At about 4pm, we have lunch. Afterwards, is nest exhumations, which occurs 2-3 days after the first hatchings appear. Some of us sit and watch the sunset around 5pm, before heading to bed for those who have early patrols or doubles. Patrol times are based on the cycle of the moon and how it effects the tide. First patrol may be as early as 5pm, or as late as 12am. Second patrol is anywhere from 12-3am, and if the tides call for an occasional third patrol, then they generally begin about 4am. Dinner is always between first and second patrol.

Six nests have been my most in one patrol, and I have had the opportunity to tag numerous laying females. Two nights ago we had our first leatherback, the "dinosaurs of the sea." The two people on patrol said that it looked like a tractor had driven up on the beach. She was already burying her eggs, and they only had time to measure her. We are not trained to tag her yet, and was unable to recover the nest. Most of our turtles have been olive ridleys, but we are hoping to have an influx of leatherbacks, since December is the beginning of their season. To put their scarce population into perspective, we are told that we will likely never have to tag a leatherback, because there are so few remaining in the Eastern Pacific (and in the world), that nearly every one has already been tagged. We get olive ridleys daily, and every single one we have come across so far has not been tagged. At this point we have yet to have a hawksbill, or a green, but I really hope to witness all species in sight and touch before my time is done here.

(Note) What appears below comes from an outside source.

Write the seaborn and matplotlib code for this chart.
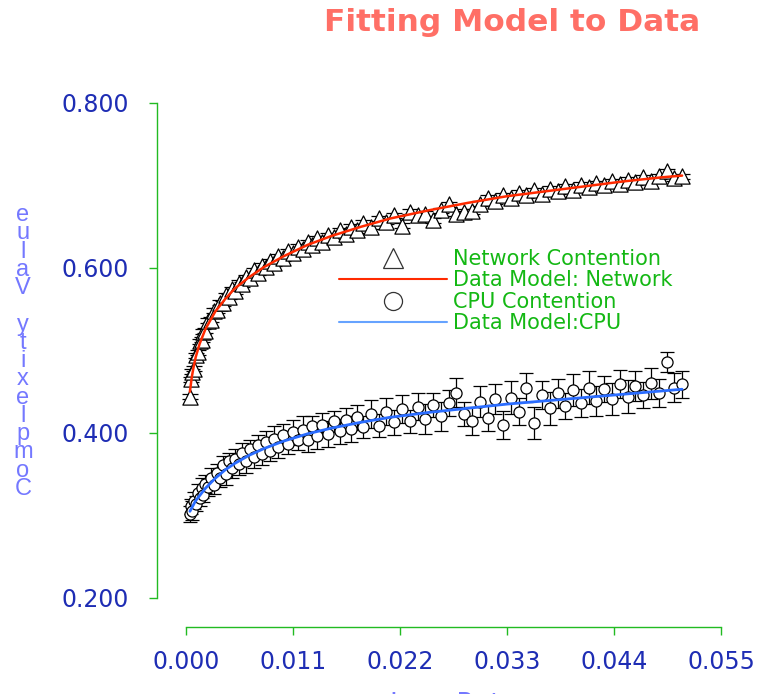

Aside from all of the hard labor we have going on here, from our many daily kilometer walks, to the numerous buckets of water hauled up from the well, and from the beach, and the heavy buckets of sand that we must lug to and from hatchery exhumations, I´m doing all right. I'm tan, fed, quenched, and lean. I fall asleep to the sounds of the tide every night. I wake up to the sparkling ocean, or witness the sunrise if I am out on early patrol. The night sky is impeccable, and I get to see and live with animal life that I never dreamed and/or expected to come across. I live a simple life here, that revolves entirely around its natural elements of wood, metal, water, wind, earth, and fire. Most importantly, I get to share this with 6 other amazing individuals. We get to be here on the most important nesting site in CR due to its remoteness on the only undeveloped strip of coast that is left. And on the second most important leatherback nesting site in all of the Eastern Pacific. It's great. It's wonderful. It's an honor to be here. And I am extremely glad to be a part of it all.


Many more stories throughout this blog.

Comments

_erica said…
This makes me smile...yet at the same time it brings tears to my eyes. It hurts to know you're hurting, tired, secluded. But, I find comfort in knowing you're fed, safe, and chasing your dreams. I love you and miss you more than words can express.